I knew at once that I wanted to be this kind of teacher. To listen to my students and hear them. To take their wisdom and understanding and spread it through the room and to share my gifts with them.
I’d been told that before you do a yoga teacher training, you need to find a studio you believe in and a teacher whose knowledge you trust and are willing to do the work to acquire.
Suddenly, I had clarity. I knew that what I wanted to study yoga with this person. It’d be impossible, because while she was doing a yoga teacher training, I’d seen that it was full. And Talia lives in Tel Aviv, so I figured that whatever studio she taught at would be a little absurd to relocate to just to learn yoga. That’s a whole world away.

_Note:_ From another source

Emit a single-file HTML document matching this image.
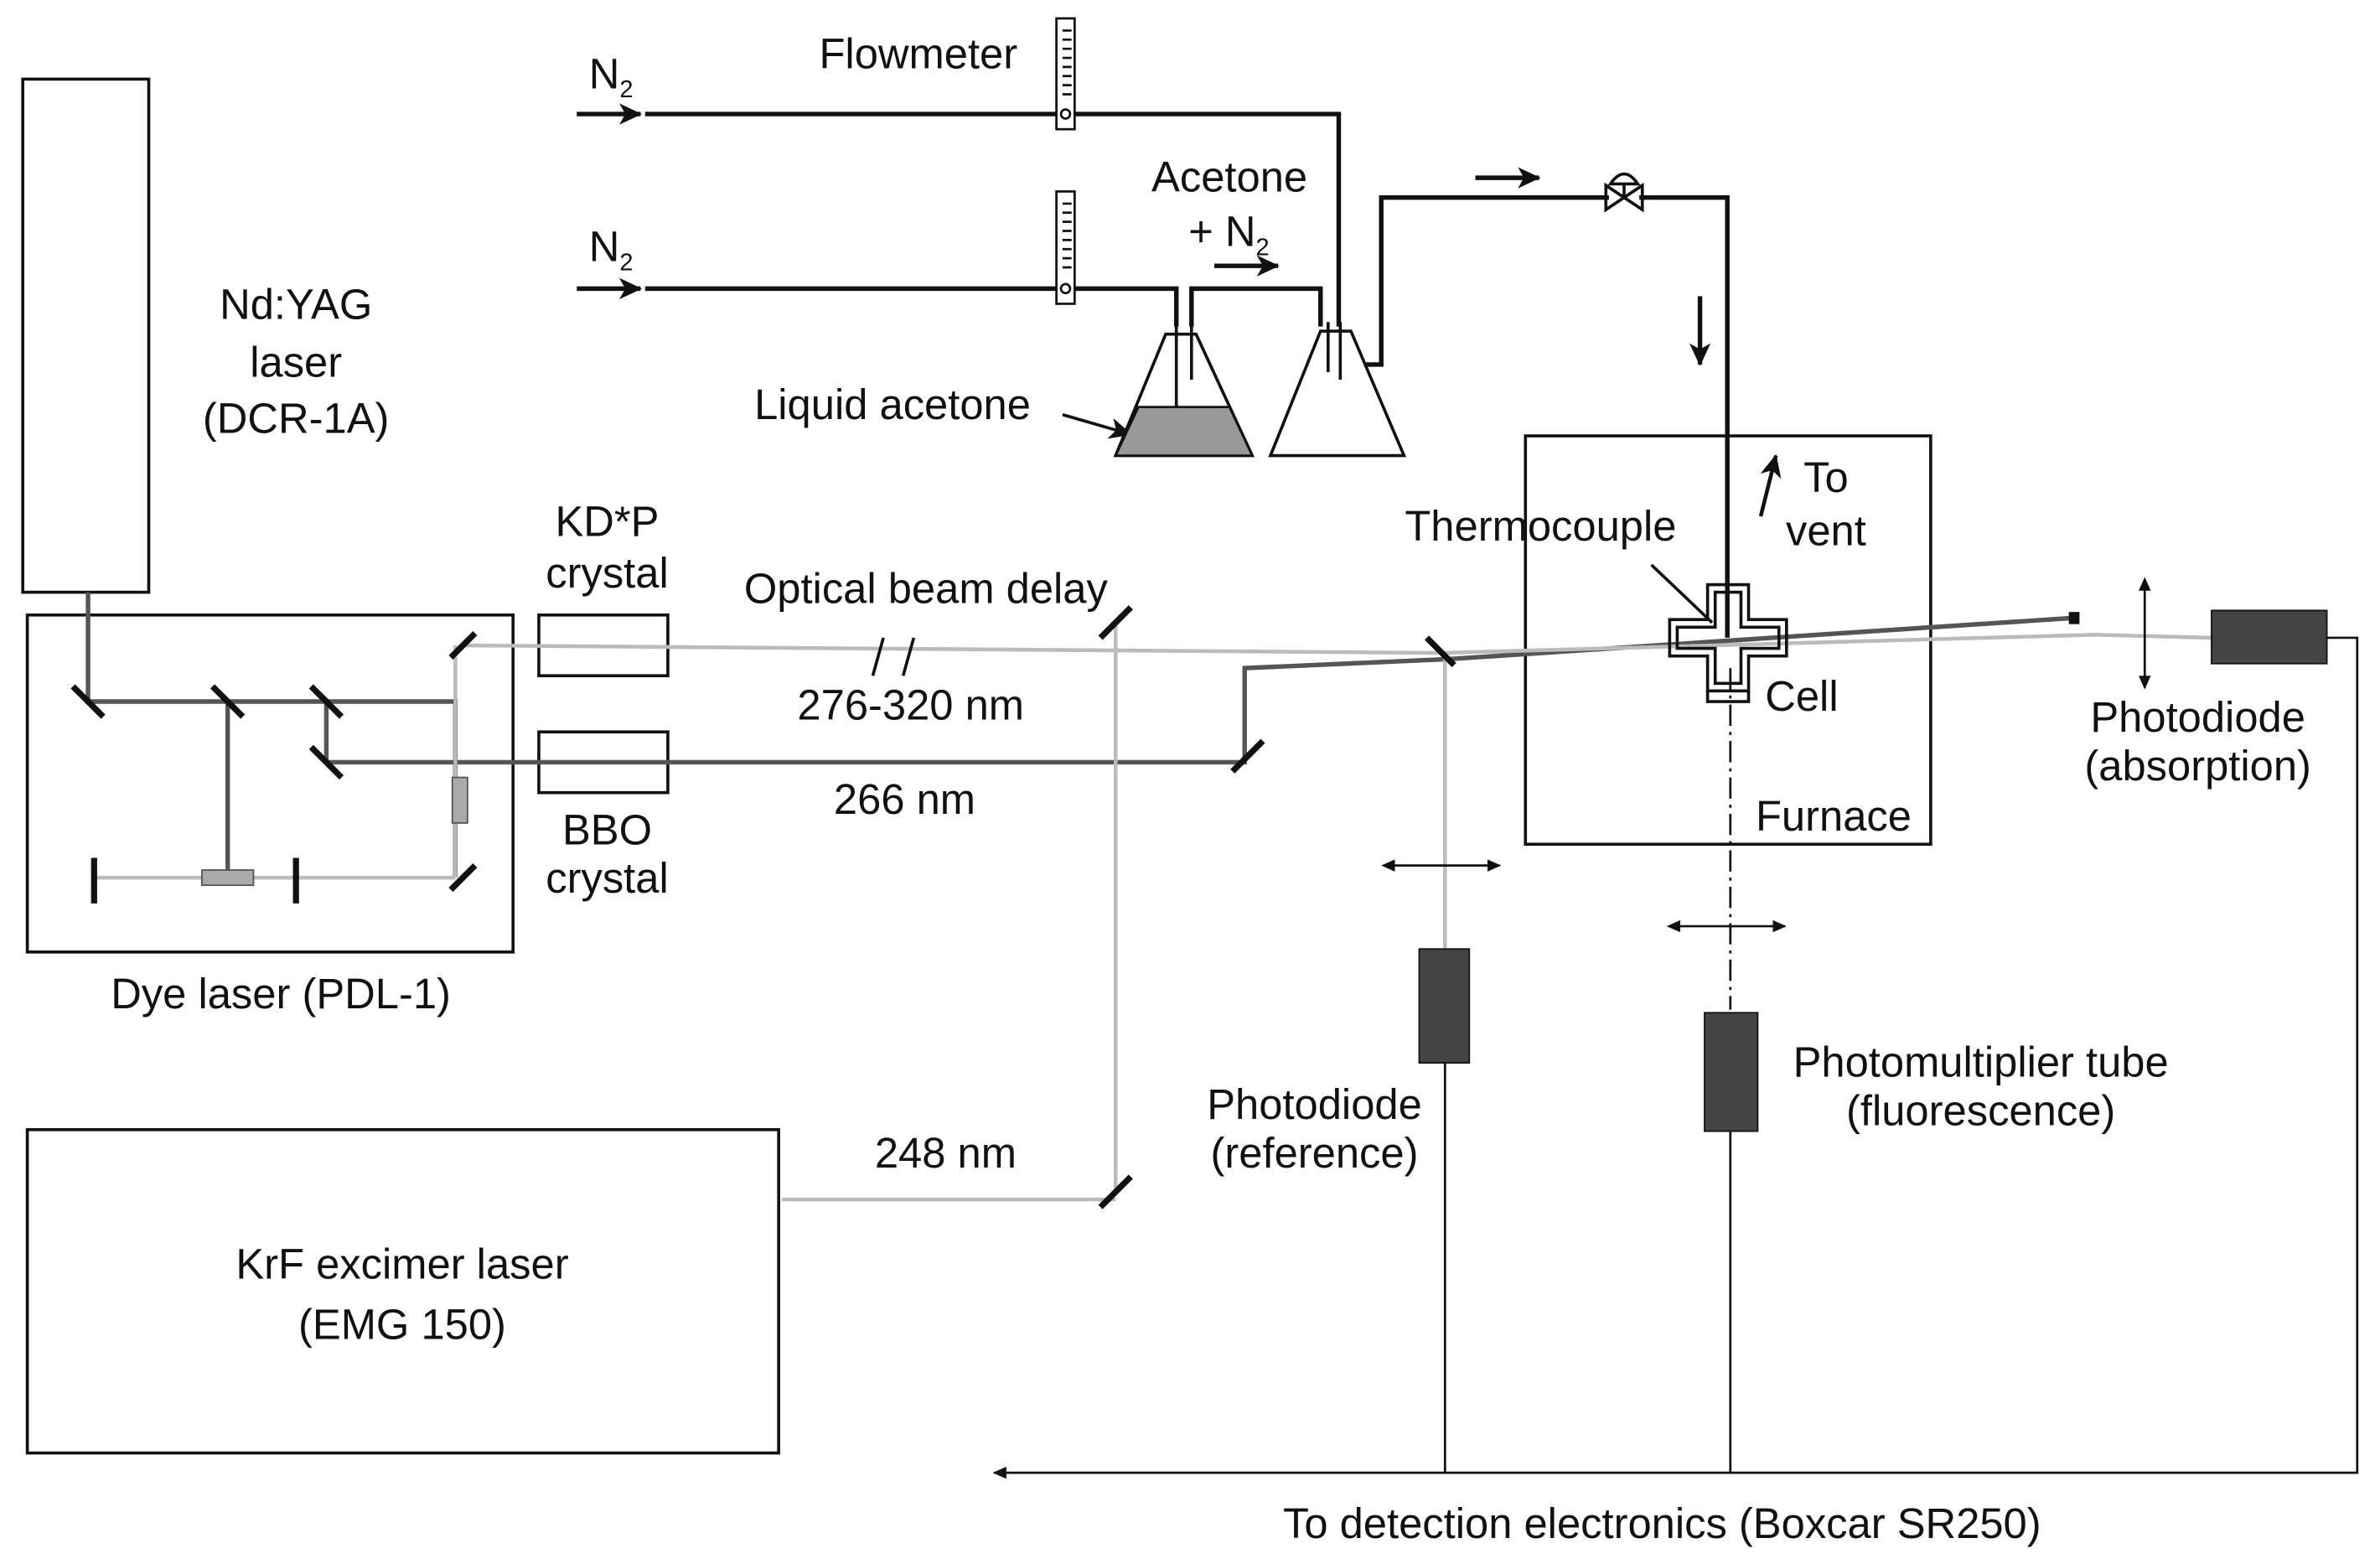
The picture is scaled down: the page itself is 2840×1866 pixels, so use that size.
<!DOCTYPE html>
<html><head><meta charset="utf-8"><style>
html,body{margin:0;padding:0;background:#fff;}
svg{display:block;}
text{font-family:"Liberation Sans",sans-serif;fill:#111;font-size:28px;font-weight:500;}
</style></head><body>
<svg width="2840" height="1866" viewBox="0 0 1568 1030" xmlns="http://www.w3.org/2000/svg">
<defs>
<marker id="ah" markerWidth="10" markerHeight="10" refX="8" refY="5" orient="auto" markerUnits="userSpaceOnUse"><path d="M0,1 L9,5 L0,9 Z" fill="#111"/></marker>
<marker id="ahs" markerWidth="10" markerHeight="10" refX="2" refY="5" orient="auto-start-reverse" markerUnits="userSpaceOnUse"><path d="M0,1 L9,5 L0,9 Z" fill="#111"/></marker>
<marker id="big" markerWidth="16" markerHeight="14" refX="14" refY="7" orient="auto" markerUnits="userSpaceOnUse"><path d="M0,0 L15,7 L0,14 L4,7 Z" fill="#111"/></marker>
</defs>
<g fill="none" stroke="#111" stroke-width="2">
<rect x="15" y="52" width="83" height="338"/>
<rect x="18" y="405" width="320" height="222"/>
<rect x="355" y="405" width="85" height="40"/>
<rect x="355" y="482" width="85" height="40"/>
<rect x="18" y="744" width="495" height="213"/>
<rect x="1005" y="287" width="267" height="269"/>
</g>
<g stroke="#555" stroke-width="3" fill="none">
<path d="M58 390 V462 H300 V578"/>
<path d="M150 462 V578"/>
<path d="M215 462 V502 H820 V440 L955 434 L1365 407"/>
</g>
<g stroke="#bbb" stroke-width="2.5" fill="none">
<path d="M62 578 H300"/>
<path d="M305 425 L950 430"/>
<path d="M950 430 L1380 418 L1457 420"/>
<path d="M952 432 V625"/>
<path d="M735 410 V785 M515 790 H735"/>
<path d="M300 425 V578"/>
</g>
<g stroke="#111" stroke-width="4">
<path d="M48 452 L68 472 M140 452 L160 472 M205 452 L225 472 M205 492 L225 512"/>
<path d="M297 433 L313 417 M297 586 L313 570 M725 420 L745 400 M725 795 L745 775 M812 508 L832 488 M940 420 L958 438"/>
<path d="M62 565 V595 M195 565 V595"/>
<path d="M575 445 L582 420 M595 445 L602 420" stroke-width="2"/>
</g>
<rect x="133" y="573" width="34" height="10" fill="#aaa" stroke="#555"/>
<rect x="298" y="512" width="10" height="30" fill="#aaa" stroke="#555"/>
<rect x="1363" y="403" width="7" height="8" fill="#111"/>
<rect x="935" y="625" width="33" height="75" fill="#444" stroke="#111"/>
<rect x="1123" y="667" width="35" height="78" fill="#444" stroke="#111"/>
<rect x="1457" y="402" width="76" height="35" fill="#444" stroke="#111"/>
<g stroke="#111" stroke-width="1.5" fill="none">
<path d="M952 700 V970 M1140 745 V970 M1533 420 H1553 V970 H655" marker-end="url(#ah)"/>
<path d="M1140 440 V665" stroke-dasharray="14 4 2 4"/>
<path d="M917 570 H988" marker-start="url(#ahs)" marker-end="url(#ah)"/>
<path d="M1105 610 H1176" marker-start="url(#ahs)" marker-end="url(#ah)"/>
<path d="M1413 387 V453" marker-start="url(#ahs)" marker-end="url(#ah)"/>
</g>
<g stroke="#111" stroke-width="2" fill="none">
<path d="M1125 385 H1152 V408 H1177 V432 H1152 V455 H1125 V432 H1100 V408 H1125 Z"/>
<path d="M1130 390 H1147 V413 H1172 V427 H1147 V450 H1130 V427 H1105 V413 H1130 Z"/>
<path d="M1125 455 V462 H1152 V455"/>
<path d="M1088 372 L1128 410"/>
<path d="M1160 340 L1170 300" marker-end="url(#big)" stroke-width="2.5"/>
</g>
<g stroke="#111" stroke-width="3" fill="none">
<path d="M425 75 H882 V215"/>
<path d="M425 190 H775 V215"/>
<path d="M785 215 V190 H870 V215"/>
<path d="M890 240 H910 V130 H1060 M1080 130 H1138 V420"/>
</g>
<g stroke="#111" stroke-width="3" fill="none">
<path d="M380 75 H422" marker-end="url(#big)"/>
<path d="M380 190 H422" marker-end="url(#big)"/>
<path d="M800 175 H842" marker-end="url(#big)"/>
<path d="M972 117 H1014" marker-end="url(#big)"/>
<path d="M1120 195 V240" marker-end="url(#big)"/>
<path d="M700 273 L745 286" marker-end="url(#big)" stroke-width="2"/>
</g>
<g stroke="#111" stroke-width="1.5" fill="#fff">
<rect x="696" y="12" width="12" height="73"/>
<rect x="696" y="126" width="12" height="74"/>
<path d="M700 20 H706 M700 26 H706 M700 32 H706 M700 38 H706 M700 44 H706 M700 50 H706 M700 56 H706 M700 62 H706 M700 134 H706 M700 140 H706 M700 146 H706 M700 152 H706 M700 158 H706 M700 164 H706 M700 170 H706 M700 176 H706" fill="none"/>
<circle cx="702" cy="75" r="3"/><circle cx="702" cy="190" r="3"/>
</g>
<path d="M1058 122 L1082 138 V122 L1058 138 Z M1070 130 V120" stroke="#111" fill="none" stroke-width="2"/>
<path d="M1061 121 Q1070 108 1079 121 Z" stroke="#111" fill="#fff" stroke-width="2"/>
<path d="M768 220 H788 L825 300 H735 Z" fill="#fff" stroke="#111" stroke-width="2"/>
<path d="M750 268 H810 L825 300 H735 Z" fill="#999" stroke="#111" stroke-width="1.5"/>
<path d="M870 218 H890 L925 300 H837 Z" fill="#fff" stroke="#111" stroke-width="2"/>
<path d="M775 212 V268 M785 212 V250 M875 212 V245 M883 212 V250" stroke="#111" stroke-width="2"/>
<text x="195" y="210" text-anchor="middle">Nd:YAG</text>
<text x="195" y="248" text-anchor="middle">laser</text>
<text x="195" y="285" text-anchor="middle">(DCR-1A)</text>
<text x="185" y="664" text-anchor="middle">Dye laser (PDL-1)</text>
<text x="400" y="353" text-anchor="middle">KD*P</text>
<text x="400" y="387" text-anchor="middle">crystal</text>
<text x="400" y="556" text-anchor="middle">BBO</text>
<text x="400" y="588" text-anchor="middle">crystal</text>
<text x="610" y="397" text-anchor="middle">Optical beam delay</text>
<text x="600" y="474" text-anchor="middle">276-320 nm</text>
<text x="596" y="536" text-anchor="middle">266 nm</text>
<text x="623" y="769" text-anchor="middle">248 nm</text>
<text x="265" y="842" text-anchor="middle">KrF excimer laser</text>
<text x="265" y="882" text-anchor="middle">(EMG 150)</text>
<text x="605" y="45" text-anchor="middle">Flowmeter</text>
<text x="388" y="58">N<tspan font-size="16" dy="6">2</tspan></text>
<text x="388" y="172">N<tspan font-size="16" dy="6">2</tspan></text>
<text x="810" y="126" text-anchor="middle">Acetone</text>
<text x="783" y="162">+ N<tspan font-size="16" dy="6">2</tspan></text>
<text x="588" y="276" text-anchor="middle">Liquid acetone</text>
<text x="1015" y="356" text-anchor="middle">Thermocouple</text>
<text x="1203" y="324" text-anchor="middle">To</text>
<text x="1203" y="359" text-anchor="middle">vent</text>
<text x="1187" y="468" text-anchor="middle">Cell</text>
<text x="1208" y="547" text-anchor="middle">Furnace</text>
<text x="1448" y="482" text-anchor="middle">Photodiode</text>
<text x="1448" y="514" text-anchor="middle">(absorption)</text>
<text x="866" y="737" text-anchor="middle">Photodiode</text>
<text x="866" y="769" text-anchor="middle">(reference)</text>
<text x="1305" y="709" text-anchor="middle">Photomultiplier tube</text>
<text x="1305" y="741" text-anchor="middle">(fluorescence)</text>
<text x="1095" y="1013" text-anchor="middle">To detection electronics (Boxcar SR250)</text>
</svg>
</body></html>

So I tucked that into the back of my mind and set to toiling away at my hip openers.
By the end of class I was glowing with the practice and all of the laughter. There were so many warm smiles and open hearts. And everyone had been so sweet and I even made a friend named Marie that I think I’m gonna have for many years to come.
On my way out Talia told me to hang on. I was a little nervous, because I wasn’t sure what I’d done that warranted staying behind to talk. First thought was I’d done something wrong in class. As a male person, I try not to hog attention when I’m welcomed into a space that is predominantly female. I’d felt really excited about contributing to the conversation, I know I talked more than most of the other people, but I was trying to help them feel more comfortable contributing since I know it can be hard to be the first to speak if there’s an expert asking you open-ended questions.
As I waited and helped people take photos with Talia, I felt a sense of ease though, because she hadn’t really approached me with the energy of a reprimand. It was cautious, but more like concerned about what I would say in response when I think about it.
And what she ended up asking me blew me away.
She opened by sayingthat she had really enjoyed my energy. That she loved the way that I was open in conversation and in learning. That the positivity that I brought to her workshop and the videos we made on Alo.Moves was fantastic and she loved how in between I would just write poems and take photos and talk personal philosophies with people. That she wanted to spend more time with me and get to know me better, which was really gratifying because the feeling was so mutual I didn’t even know what to say.
And then she hit me with it:
“George I would like to invite you to photograph my yoga teacher training. You don’t have to answer now. I just want to invite you to think about it. You would get your ytt done. And your room and board are covered as well as meals. The only thing you’ll have to do is pay for you ticket there and back...
You don’t have to answer right now. Think about it. It’s just an invitation”
The journey of this last year has been wild.
I’ve been learning to step into truth. Not to tell the truth... but to live it. To see where I am and call it what it is. To see what I think am and to embrace it. To then from that point, become what I truly want to be.
What I’ve really learned, is that if I want to see real magic, I have to be willing to be real myself.
Oh. If it’s not clear, I said, “yes”
...I promise I’ll write some poems about it.